In spite of Kenyon's wonderful tolerance, it is my fear that a vast majority of students-through no fault of their own-possess a large degree of religious illiteracy. Maybe a test is in order. Can you name all five books of the Torah? How about all four Gospels? Can you list more than half of the Ten Commandments? Okay, so a few of you out there are probably feeling pretty good about this, and that's great. Now name the four noble truths of Buddhism. Can you list the five pillars of Islam? Of what faith is the Bhagavad-Gita a sacred text? Who wrote the Tao Te Ching?

Don't feel too bad if any of these questions stumped you. I had to go back to my religious studies textbook to answer some of them. Still, if you had trouble with three or more, can you honestly say you've had a complete liberal arts education? As a religious studies major, I have taken courses to expand my knowledge of religions, but is mere knowledge enough?
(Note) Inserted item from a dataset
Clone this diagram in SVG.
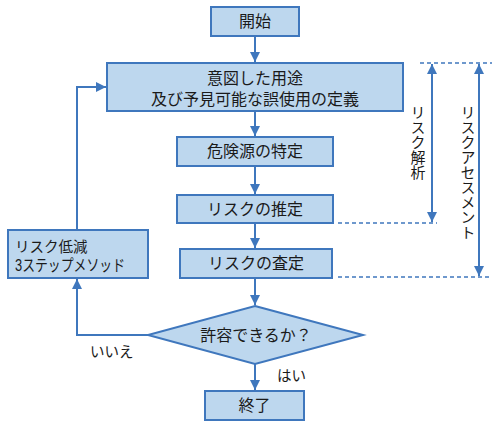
<svg xmlns="http://www.w3.org/2000/svg" width="499" height="427" viewBox="0 0 499 427">
<style>
.box{fill:#BDD7EE;stroke:#3F77BD;stroke-width:2}
.ln{fill:none;stroke:#3F77BD;stroke-width:2}
.dash{fill:none;stroke:#3F77BD;stroke-width:1.5;stroke-dasharray:4 3}
text{font-family:"Liberation Sans","Noto Sans CJK JP",sans-serif;font-size:16px;fill:#1a1a1a}
.c{text-anchor:middle;dominant-baseline:central}
.s{font-size:14.5px}
.v{writing-mode:vertical-rl;font-size:15px}
</style>
<defs>
<marker id="ah" viewBox="0 0 10 10" refX="10" refY="5" markerWidth="10" markerHeight="10" markerUnits="userSpaceOnUse" orient="auto-start-reverse">
<path d="M0,0 L10,5 L0,10 z" fill="#3F77BD"/>
</marker>
</defs>
<rect width="499" height="427" fill="#fff"/>
<g id="connectors">
<line class="ln" x1="255" y1="36" x2="255" y2="62" marker-end="url(#ah)"/>
<line class="ln" x1="255" y1="111" x2="255" y2="136" marker-end="url(#ah)"/>
<line class="ln" x1="255" y1="166" x2="255" y2="194" marker-end="url(#ah)"/>
<line class="ln" x1="255" y1="223" x2="255" y2="248" marker-end="url(#ah)"/>
<line class="ln" x1="255" y1="278" x2="255" y2="305" marker-end="url(#ah)"/>
<line class="ln" x1="255" y1="364" x2="255" y2="390" marker-end="url(#ah)"/>
<polyline class="ln" points="148,335 77,335 77,279" marker-end="url(#ah)"/>
<polyline class="ln" points="77,230 77,87 106,87" marker-end="url(#ah)"/>
<line class="dash" x1="420" y1="63" x2="492" y2="63"/>
<line class="dash" x1="338" y1="223" x2="437" y2="223"/>
<line class="dash" x1="338" y1="277" x2="490" y2="277"/>
<line class="ln" x1="432" y1="64" x2="432" y2="222" marker-start="url(#ah)" marker-end="url(#ah)"/>
<line class="ln" x1="479" y1="64" x2="479" y2="276" marker-start="url(#ah)" marker-end="url(#ah)"/>
<text class="s" x="90" y="352" dominant-baseline="central">いいえ</text>
<text class="s" x="277" y="376" dominant-baseline="central">はい</text>
<text class="v" x="417" y="105">リスク解析</text>
<text class="v" x="467" y="105">リスクアセスメント</text>
</g>
<g id="start">
<rect class="box" x="211" y="7" width="88" height="29"/>
<text class="c" x="255" y="21.5">開始</text>
</g>
<g id="define">
<rect class="box" x="107" y="63" width="296" height="48"/>
<text class="c" x="255" y="78">意図した用途</text>
<text class="c" x="255" y="99">及び予見可能な誤使用の定義</text>
</g>
<g id="hazard">
<rect class="box" x="177" y="137" width="156" height="29"/>
<text class="c" x="255" y="151.5">危険源の特定</text>
</g>
<g id="estimate">
<rect class="box" x="177" y="195" width="156" height="28"/>
<text class="c" x="255" y="209">リスクの推定</text>
</g>
<g id="evaluate">
<rect class="box" x="180" y="249" width="152" height="29"/>
<text class="c" x="256" y="263.5">リスクの査定</text>
</g>
<g id="decision">
<polygon class="box" points="255,306 363,335 255,364 148,335"/>
<text class="c" x="256" y="335">許容できるか？</text>
</g>
<g id="end">
<rect class="box" x="205" y="391" width="99" height="29"/>
<text class="c" x="254.5" y="405.5">終了</text>
</g>
<g id="reduce">
<rect class="box" x="8" y="230" width="140" height="48"/>
<text class="s" x="15" y="247" dominant-baseline="central">リスク低減</text>
<text x="15" y="265" dominant-baseline="central" font-size="13.5" textLength="110" lengthAdjust="spacingAndGlyphs">3ステップメソッド</text>
</g>
</svg>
Beneath the surface here at Kenyon lurks a beautiful multifaceted spiritual community that many students never explore. I wish I could give you a specific reason for this-fear of being stigmatized as a fanatic, maybe? The best thing I can do, though, is to offer a suggestion: don't let religion become taboo. Even if it's just as a secular observer, strike up a conversation with someone. Taking a religious studies class is a good start, but there's no replacement for a good discussion with your friends. Don't fear stigmatization. Sit down with a friend sometime soon, and just listen to how he or she views the world.

By Thomas Lewis

1 comment:

Katinka Hesselink said...

I would have to look up the answer to the Christian questions - though I know the answer to the Eastern religion questions you asked. The hard part is, of course, that to know the details of all main religions does take a fair amount of time. In the meantime students also have to learn about literature, economics perhaps etc.